Estaba a punto de marcar el número de la policía cuando pude escuchar gritos de gente en la calle, sonido de sirenas, que supuse de la policía y tal vez hasta una ambulancia. Respiré tranquila, pensé que todo había terminado al fin y bajé a la cocina para prepararme un té.

La mañana siguiente al llegar a mi trabajo encendí el ordenador y mientras desayunaba, esperando que comenzara mi jornada laboral, busqué el periódico digital.
Uno de los titulares me dejó de piedra. Temblaba y no pude siquiera leer el artículo.
“Joven de 20 años mata a su madre con un cuchillo y agrede a otra mujer en la parada del autobús”.

Mi madre me llamó a media mañana para preguntarme si había escuchado algo. Después, al volver a casa, pude ver las manchas de sangre junto a la parada del autobús y la puerta de la casa con el precinto de la policía. Me sorprendió que la misma está justo al otro lado del pueblo. Aún se me ponen los pelos de punta cuando recuerdo lo que en realidad ocurrió.
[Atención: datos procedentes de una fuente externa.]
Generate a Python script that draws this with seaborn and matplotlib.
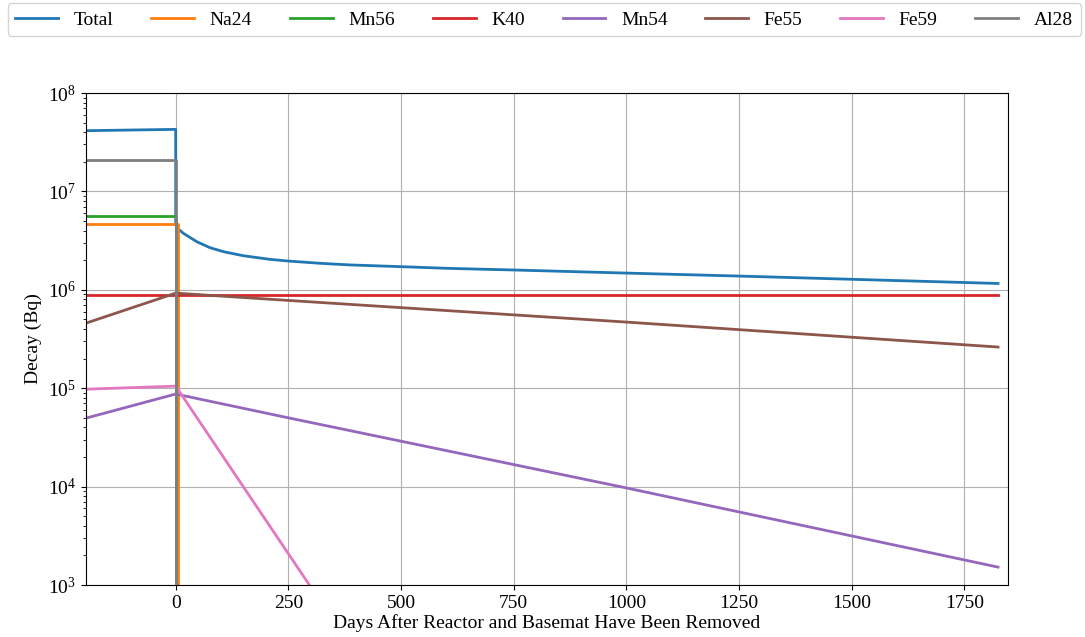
import matplotlib
matplotlib.use("Agg")
import matplotlib.pyplot as plt
import seaborn as sns
import numpy as np

# ---- data ----
total_days = [-200, 0, 0, 2.4, 17, 47, 76, 106, 150, 209, 250, 320, 387, 498, 608, 750,
              998, 1248, 1498, 1825]
total_vals = [4.14e7, 4.27e7, 4.6e6, 4.28e6, 3.75e6, 3.08e6, 2.68e6, 2.44e6, 2.22e6, 2.04e6,
              1.96e6, 1.86e6, 1.79e6, 1.72e6, 1.65e6, 1.59e6, 1.48e6, 1.38e6, 1.28e6, 1.16e6]

na24_days = [-200, 0, 6, 6]
na24_vals = [4.68e6, 4.68e6, 4.68e6, 1e-2]

mn56_days = [-200, 0, 0]
mn56_vals = [5.56e6, 5.56e6, 1e-2]

k40_days = [-200, 0, 1825]
k40_vals = [8.85e5, 8.85e5, 8.85e5]

mn54_days = [-200, 0, 250, 1000, 1825]
mn54_vals = [4.95e4, 8.73e4, 5.0e4, 9.7e3, 1.52e3]

fe55_days = [-200, 0, 250, 1000, 1825]
fe55_vals = [4.57e5, 9.25e5, 7.8e5, 4.7e5, 2.62e5]

fe59_days = [-200, 0, 300, 600]
fe59_vals = [9.77e4, 1.05e5, 9.5e2, 8.5]

al28_days = [-200, 0, 0]
al28_vals = [2.09e7, 2.09e7, 1e-2]

series = [
    ("Total", total_days, total_vals),
    ("Na24", na24_days, na24_vals),
    ("Mn56", mn56_days, mn56_vals),
    ("K40", k40_days, k40_vals),
    ("Mn54", mn54_days, mn54_vals),
    ("Fe55", fe55_days, fe55_vals),
    ("Fe59", fe59_days, fe59_vals),
    ("Al28", al28_days, al28_vals),
]

plt.rcParams["font.family"] = ["Liberation Serif", "DejaVu Serif"]
plt.rcParams["mathtext.fontset"] = "stix"

fig = plt.figure(figsize=(10.85, 6.37), dpi=100)
ax = fig.add_axes([0.0793, 0.0816, 0.8497, 0.7724])
ax.set_yscale("log")

colors = plt.rcParams["axes.prop_cycle"].by_key()["color"]
for i, (name, d, v) in enumerate(series):
    sns.lineplot(x=d, y=v, ax=ax, label=name, color=colors[i], estimator=None,
                 sort=False, linewidth=2)

ax.set_xlim(-199, 1847)
ax.set_ylim(1e3, 1e8)
ax.grid(True, which="major", color="#b0b0b0", linewidth=0.8)
ax.set_xlabel("Days After Reactor and Basemat Have Been Removed", fontsize=14, labelpad=2)
ax.set_ylabel("Decay (Bq)", fontsize=14)
ax.tick_params(axis="both", which="major", labelsize=14)

handles, labels = ax.get_legend_handles_labels()
ax.get_legend().remove()
fig.legend(handles, labels, loc="upper left", bbox_to_anchor=(0.007, 0.995, 0.989, 0),
           mode="expand", ncol=8, fontsize=14, handlelength=2.2, borderaxespad=0.0,
           frameon=True)

fig.savefig("out.png", dpi=100)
Fueron los gritos de la mujer en la parada los que alertaron a los vecinos, mujer que no murió porque estaba acompañada de una amiga que la defendió y puso en fuga al agresor. A él le encontraron escondido en el parque, cerca del río, atemorizado y llorando. A su madre la encontró su pareja, cuando llegó a casa a eso de las 10 de la mañana, después de trabajar toda la noche, decapitada en el suelo de la cocina, bañada en sangre.

Creo que nunca más volveré a pensar que sería estúpido llamar a la policía por unos simples gritos. Violencia es violencia y nunca se sabe hasta que grado llega, sólo la persona que la padece y en este caso… tal vez ella podría haberse salvado. Es la pesada carga que compartimos todos sus vecinos. Estoy segura de que yo no fui la única que la escuchó aquella noche, aullar, suplicar y rogar, hasta su último aliento.